▶ **DATA PROVIDED**:

■ ■ ■ ■ ■

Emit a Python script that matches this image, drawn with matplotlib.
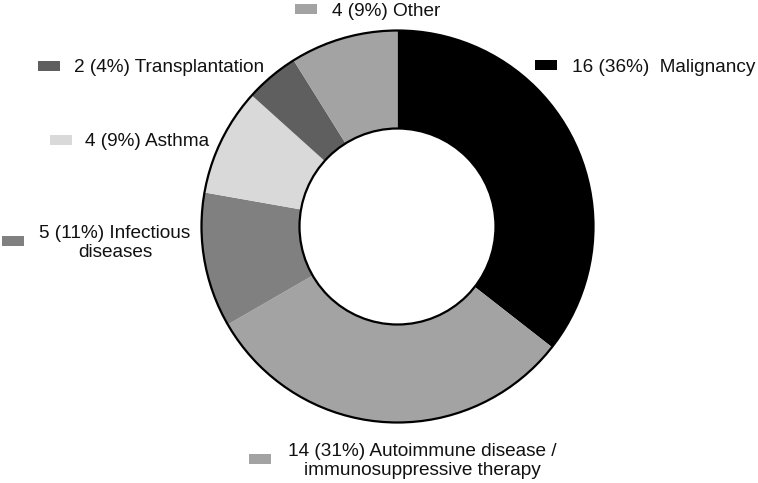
import matplotlib.pyplot as plt
from matplotlib.patches import Circle, Rectangle

plt.rcParams['font.family'] = ['Liberation Sans', 'DejaVu Sans']

# data (clockwise from 12 o'clock)
counts = [16, 14, 5, 4, 2, 4]
pcts = [36, 31, 11, 9, 4, 9]
names = ['Malignancy', 'Autoimmune disease /\nimmunosuppressive therapy',
         'Infectious\ndiseases', 'Asthma', 'Transplantation', 'Other']
colors = ['#000000', '#a3a3a3', '#808080', '#d9d9d9', '#5f5f5f', '#a3a3a3']

W, H = 758, 483

# label layout in pixel coords: square left x, square centre y, text x, text y, ha
layout = [
    (535, 65, 572, 67, 'left'),
    (249, 459, 422, 461, 'center'),
    (2, 241, 115, 243, 'center'),
    (50, 140, 85, 142, 'left'),
    (38, 66, 74, 68, 'left'),
    (295, 9, 332, 11, 'left'),
]


def main():
    fig = plt.figure(figsize=(W / 100, H / 100), dpi=100)
    ax = fig.add_axes([0, 0, 1, 1])

    cx, cy, r = 397.5, H - 226.5, 196
    ring = 0.5
    ax.pie(counts, colors=colors, startangle=90, counterclock=False,
           center=(cx, cy), radius=r,
           wedgeprops=dict(width=r * ring, linewidth=0))
    ax.add_patch(Circle((cx, cy), r, fill=False, ec='black', lw=1.6))
    ax.add_patch(Circle((cx, cy), r * (1 - ring), fill=False, ec='black', lw=1.6))

    for i in range(len(counts)):
        sx, sy, tx, ty, ha = layout[i]
        ax.add_patch(Rectangle((sx, H - sy - 5), 22, 10, color=colors[i], lw=0))
        gap = '  ' if i == 0 else ' '
        txt = '%d (%d%%)%s%s' % (counts[i], pcts[i], gap, names[i])
        ax.text(tx, H - ty, txt, ha=ha, va='center', fontsize=13.7,
                linespacing=1.2, color='#111111')

    ax.set_xlim(0, W)
    ax.set_ylim(0, H)
    ax.set_aspect('equal')
    ax.axis('off')
    fig.savefig('out.png', dpi=100)


if __name__ == "__main__":
    main()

■ ■ ■ ■ ■

Take the lines from the start of the material to the line with "ax.add_patch(Circle((cx, cy), r *", both included, and transcribe them exactly without the pictures.

Emit a Python script that matches this image, drawn with matplotlib.
import matplotlib.pyplot as plt
from matplotlib.patches import Circle, Rectangle

plt.rcParams['font.family'] = ['Liberation Sans', 'DejaVu Sans']

# data (clockwise from 12 o'clock)
counts = [16, 14, 5, 4, 2, 4]
pcts = [36, 31, 11, 9, 4, 9]
names = ['Malignancy', 'Autoimmune disease /\nimmunosuppressive therapy',
         'Infectious\ndiseases', 'Asthma', 'Transplantation', 'Other']
colors = ['#000000', '#a3a3a3', '#808080', '#d9d9d9', '#5f5f5f', '#a3a3a3']

W, H = 758, 483

# label layout in pixel coords: square left x, square centre y, text x, text y, ha
layout = [
    (535, 65, 572, 67, 'left'),
    (249, 459, 422, 461, 'center'),
    (2, 241, 115, 243, 'center'),
    (50, 140, 85, 142, 'left'),
    (38, 66, 74, 68, 'left'),
    (295, 9, 332, 11, 'left'),
]


def main():
    fig = plt.figure(figsize=(W / 100, H / 100), dpi=100)
    ax = fig.add_axes([0, 0, 1, 1])

    cx, cy, r = 397.5, H - 226.5, 196
    ring = 0.5
    ax.pie(counts, colors=colors, startangle=90, counterclock=False,
           center=(cx, cy), radius=r,
           wedgeprops=dict(width=r * ring, linewidth=0))
    ax.add_patch(Circle((cx, cy), r, fill=False, ec='black', lw=1.6))
    ax.add_patch(Circle((cx, cy), r * (1 - ring), fill=False, ec='black', lw=1.6))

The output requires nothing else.